# DATASET CONTENT:
^^^^

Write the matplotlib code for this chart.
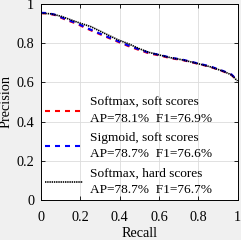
import matplotlib
matplotlib.use('Agg')
import matplotlib.pyplot as plt

# PR curves
recall_soft = [0, 0.03, 0.07, 0.13, 0.18, 0.23, 0.29, 0.33, 0.39, 0.44, 0.50, 0.55,
               0.61, 0.66, 0.72, 0.79, 0.86, 0.93, 0.97, 1.0]
prec_softmax = [0.953, 0.952, 0.944, 0.918, 0.900, 0.876, 0.850, 0.833, 0.808, 0.787, 0.765, 0.748,
                0.736, 0.723, 0.714, 0.697, 0.680, 0.655, 0.638, 0.607]
prec_sigmoid = [0.955, 0.954, 0.946, 0.921, 0.903, 0.879, 0.853, 0.836, 0.811, 0.790, 0.768, 0.751,
                0.739, 0.726, 0.716, 0.699, 0.682, 0.657, 0.640, 0.609]
recall_hard = [0, 0.05, 0.10, 0.155, 0.20, 0.255, 0.32, 0.39, 0.45, 0.50, 0.55, 0.61,
               0.66, 0.72, 0.79, 0.86, 0.93, 0.97, 1.0]
prec_hard = [0.953, 0.950, 0.938, 0.918, 0.902, 0.884, 0.852, 0.818, 0.795, 0.772, 0.753, 0.738,
             0.726, 0.715, 0.698, 0.680, 0.656, 0.638, 0.607]

labels = ['Softmax, soft scores\nAP=78.1%  F1=76.9%',
          'Sigmoid, soft scores\nAP=78.7%  F1=76.6%',
          'Softmax, hard scores\nAP=78.7%  F1=76.7%']
ticks = [0, 0.2, 0.4, 0.6, 0.8, 1]
tick_labels = ['0', '0.2', '0.4', '0.6', '0.8', '1']

plt.rcParams.update({
    'font.family': 'Liberation Serif',
    'font.size': 10.3,
    'lines.scale_dashes': False,
})

fig = plt.figure(figsize=(2.41, 2.40), dpi=100, facecolor='#f0f0f0')
ax = fig.add_axes([41 / 241, 40 / 240, 196.5 / 241, 196 / 240])
ax.set_facecolor('white')

ax.plot(recall_soft, prec_softmax, color='#ff0000', lw=1.5, dashes=(3.6, 3.6), label=labels[0])
ax.plot(recall_soft, prec_sigmoid, color='#0000ff', lw=1.5, dashes=(3.6, 3.6), label=labels[1])
ax.plot(recall_hard, prec_hard, color='black', lw=1.2, dashes=(1.0, 0.6), label=labels[2])

ax.set_xlim(0, 1)
ax.set_ylim(0, 1)
ax.set_xticks(ticks)
ax.set_xticklabels(tick_labels)
ax.set_yticks(ticks)
ax.set_yticklabels(tick_labels)
ax.tick_params(direction='in', length=3, width=0.6, top=True, right=True)
ax.tick_params(axis='x', pad=8)
ax.tick_params(axis='y', pad=5)
ax.grid(True, color='#dcdcdc', lw=0.6)
for s in ax.spines.values():
    s.set_linewidth(0.7)
ax.set_xlabel('Recall', labelpad=2)
ax.set_ylabel('Precision', labelpad=3)

leg = ax.legend(loc='lower left', bbox_to_anchor=(0.02, 0.02), frameon=False,
                borderaxespad=0, borderpad=0, handlelength=2.85, handletextpad=0.55,
                labelspacing=0.57, prop={'size': 9.6})
for t in leg.get_texts():
    t.set_linespacing(1.45)

fig.savefig('out.png', dpi=100, facecolor=fig.get_facecolor())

^^^^

# YOUR TASK:
Reproduce the material in full, word for word, and omit the pictures.

# CORRECT RESULT:
Write the matplotlib code for this chart.
import matplotlib
matplotlib.use('Agg')
import matplotlib.pyplot as plt

# PR curves
recall_soft = [0, 0.03, 0.07, 0.13, 0.18, 0.23, 0.29, 0.33, 0.39, 0.44, 0.50, 0.55,
               0.61, 0.66, 0.72, 0.79, 0.86, 0.93, 0.97, 1.0]
prec_softmax = [0.953, 0.952, 0.944, 0.918, 0.900, 0.876, 0.850, 0.833, 0.808, 0.787, 0.765, 0.748,
                0.736, 0.723, 0.714, 0.697, 0.680, 0.655, 0.638, 0.607]
prec_sigmoid = [0.955, 0.954, 0.946, 0.921, 0.903, 0.879, 0.853, 0.836, 0.811, 0.790, 0.768, 0.751,
                0.739, 0.726, 0.716, 0.699, 0.682, 0.657, 0.640, 0.609]
recall_hard = [0, 0.05, 0.10, 0.155, 0.20, 0.255, 0.32, 0.39, 0.45, 0.50, 0.55, 0.61,
               0.66, 0.72, 0.79, 0.86, 0.93, 0.97, 1.0]
prec_hard = [0.953, 0.950, 0.938, 0.918, 0.902, 0.884, 0.852, 0.818, 0.795, 0.772, 0.753, 0.738,
             0.726, 0.715, 0.698, 0.680, 0.656, 0.638, 0.607]

labels = ['Softmax, soft scores\nAP=78.1%  F1=76.9%',
          'Sigmoid, soft scores\nAP=78.7%  F1=76.6%',
          'Softmax, hard scores\nAP=78.7%  F1=76.7%']
ticks = [0, 0.2, 0.4, 0.6, 0.8, 1]
tick_labels = ['0', '0.2', '0.4', '0.6', '0.8', '1']

plt.rcParams.update({
    'font.family': 'Liberation Serif',
    'font.size': 10.3,
    'lines.scale_dashes': False,
})

fig = plt.figure(figsize=(2.41, 2.40), dpi=100, facecolor='#f0f0f0')
ax = fig.add_axes([41 / 241, 40 / 240, 196.5 / 241, 196 / 240])
ax.set_facecolor('white')

ax.plot(recall_soft, prec_softmax, color='#ff0000', lw=1.5, dashes=(3.6, 3.6), label=labels[0])
ax.plot(recall_soft, prec_sigmoid, color='#0000ff', lw=1.5, dashes=(3.6, 3.6), label=labels[1])
ax.plot(recall_hard, prec_hard, color='black', lw=1.2, dashes=(1.0, 0.6), label=labels[2])

ax.set_xlim(0, 1)
ax.set_ylim(0, 1)
ax.set_xticks(ticks)
ax.set_xticklabels(tick_labels)
ax.set_yticks(ticks)
ax.set_yticklabels(tick_labels)
ax.tick_params(direction='in', length=3, width=0.6, top=True, right=True)
ax.tick_params(axis='x', pad=8)
ax.tick_params(axis='y', pad=5)
ax.grid(True, color='#dcdcdc', lw=0.6)
for s in ax.spines.values():
    s.set_linewidth(0.7)
ax.set_xlabel('Recall', labelpad=2)
ax.set_ylabel('Precision', labelpad=3)

leg = ax.legend(loc='lower left', bbox_to_anchor=(0.02, 0.02), frameon=False,
                borderaxespad=0, borderpad=0, handlelength=2.85, handletextpad=0.55,
                labelspacing=0.57, prop={'size': 9.6})
for t in leg.get_texts():
    t.set_linespacing(1.45)

fig.savefig('out.png', dpi=100, facecolor=fig.get_facecolor())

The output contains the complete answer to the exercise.